While citizen confidence in Italy's justice system has historically run short, several factors have converged in the past decade to create further strain: a severe shortage of judges, mandatory sentencing for everything from petty theft to mafia crimes, an increased immigrant population, and the government's hesitancy to take on the politically volatile issue of prison reform.

"Prison reform is like this elephant in the House of Deputies that no one wants to talk about," says Maria Ponce De Leon, a professor at St. John's University in Rome who has worked inside the capital's prison system for more than five years. "But the prison system itself is a nasty powderkeg, especially in the summer, when life becomes unbearable for the inmates."

Human Rights Watch has criticized several Western European nations, including Italy, Belgium and Spain, for overcrowding.

Italy's more than 215 prisons, many of them former monasteries and convents built in the 19th century, are swollen to nearly 36 percent over capacity. Designed for 42,000, the system now holds 57,000. About 60 percent of those in prison are actually serving sentences. The rest are awaiting trial or the outcome of an appeal.

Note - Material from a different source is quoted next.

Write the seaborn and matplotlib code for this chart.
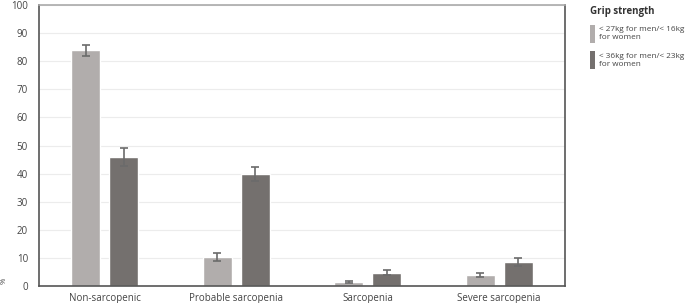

While experts agree the judicial system needs newer facilities, higher pay to attract more guards, more judges, and greater flexibility in sentencing prisoners, until this month all major judicial reforms bills passed in the last two years were designed specifically to protect prime minister Silvio Berlusconi from the corruption charges against him.

Last week the lower house of the Italian parliament passed a bill that would free prisoners convicted of a nonviolent crime who have served more than half of their sentence and have less than a year to go. The bill would apply to about 10 percent of the prison population and is expected to pass the Senate.

"With this law, those [prisoners] who wish to redeem themselves can do so outside prison, and we [legislators] have responded to the wishes of the Pope," Luca Volontè, a member of the center-right Unione Democristiana e di Centro party said.